The Finance Ministry will seek approval at tomorrow's cabinet meeting for the scheme's extension in a bid to solve this problem.
Last year's massive flooding inundated many auto and auto parts factories, bringing vehicle production to a screeching halt.
Most of the factories resumed production in this year's first quarter.
But Ms Benja said the situation resulted in delivery delays to car buyers, and in turn many ownership transfers cannot be made in time this year.
"None of this is the buyers' fault, and they should not be forced to miss out on this opportunity," she said.
"So we'll ask the cabinet for permission to give them six more months."
Some 86,000 car buyers had requested the benefit by May for a total excise tax rebate of 6.3 billion baht.
Under the first-car buyer scheme, those eligible must never have owned a car, passenger cars must have an engine size no larger than 1,500 cc, and the price must be no higher than 1 million baht.
The maximum tax rebate allowed is 100,000 baht.
Buyers will receive their rebate within one year from the date of ownership transfer.

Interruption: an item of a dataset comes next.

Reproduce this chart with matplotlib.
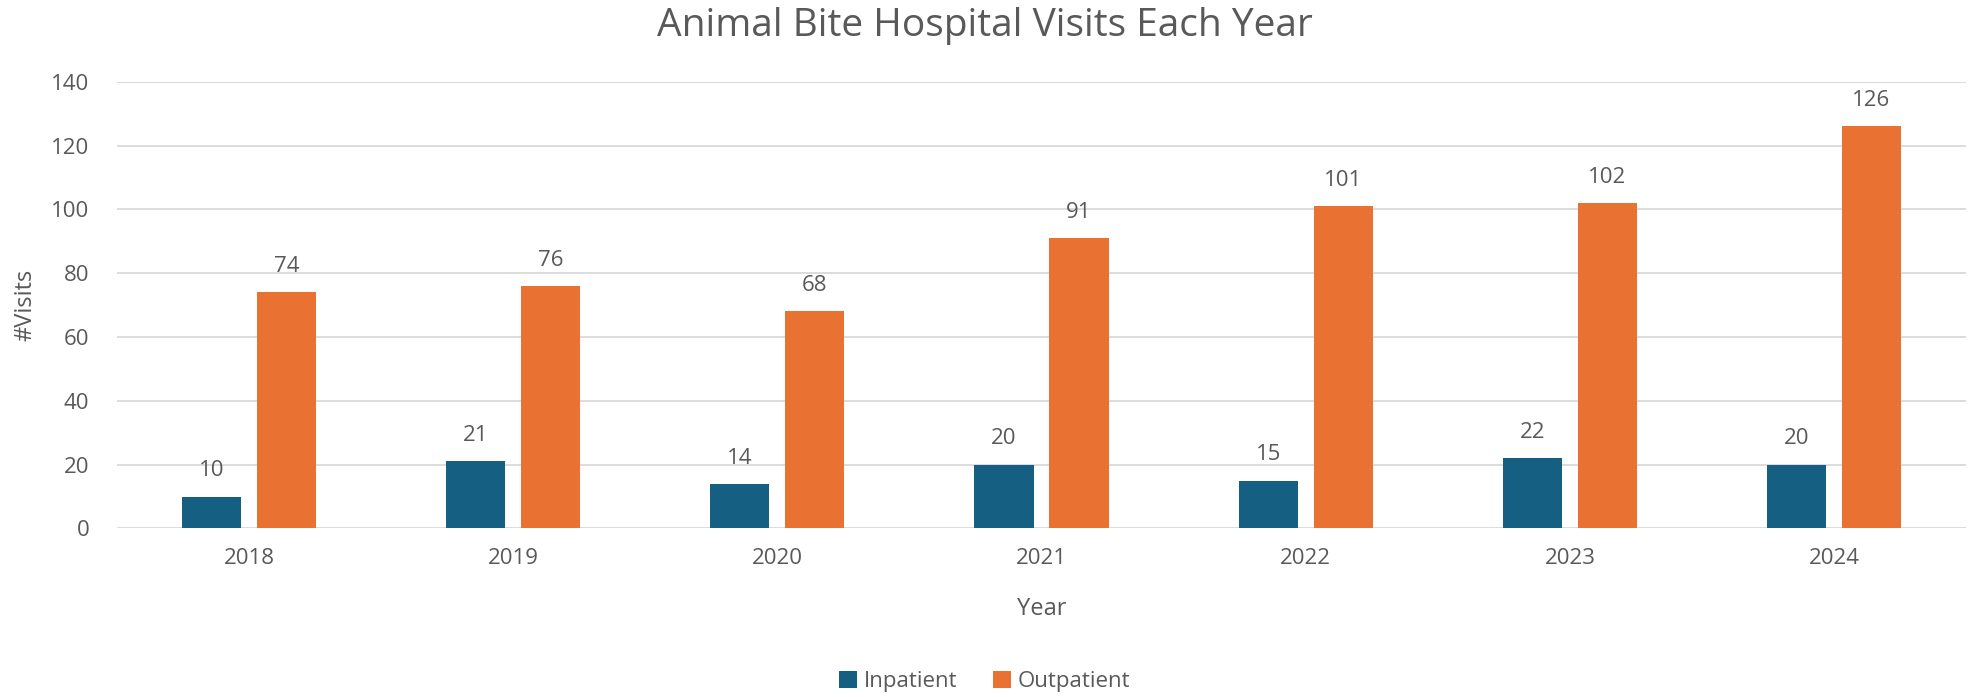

Ownership must be maintained for at least five years, or else the rebate will have to be returned.
The scheme, which began last September, was designed to boost auto sales by 500,000 vehicles this year.
The government estimates the rebates will cost it 30 billion baht in lost revenue.
The economy seemed to recover rapidly from the flood crisis, and 40,000 orders were taken at at the 33rd Bangkok International Motor Show this past April.
But carmakers have requested the scheme's extension, as parts supply has not yet fully recovered from the disruption.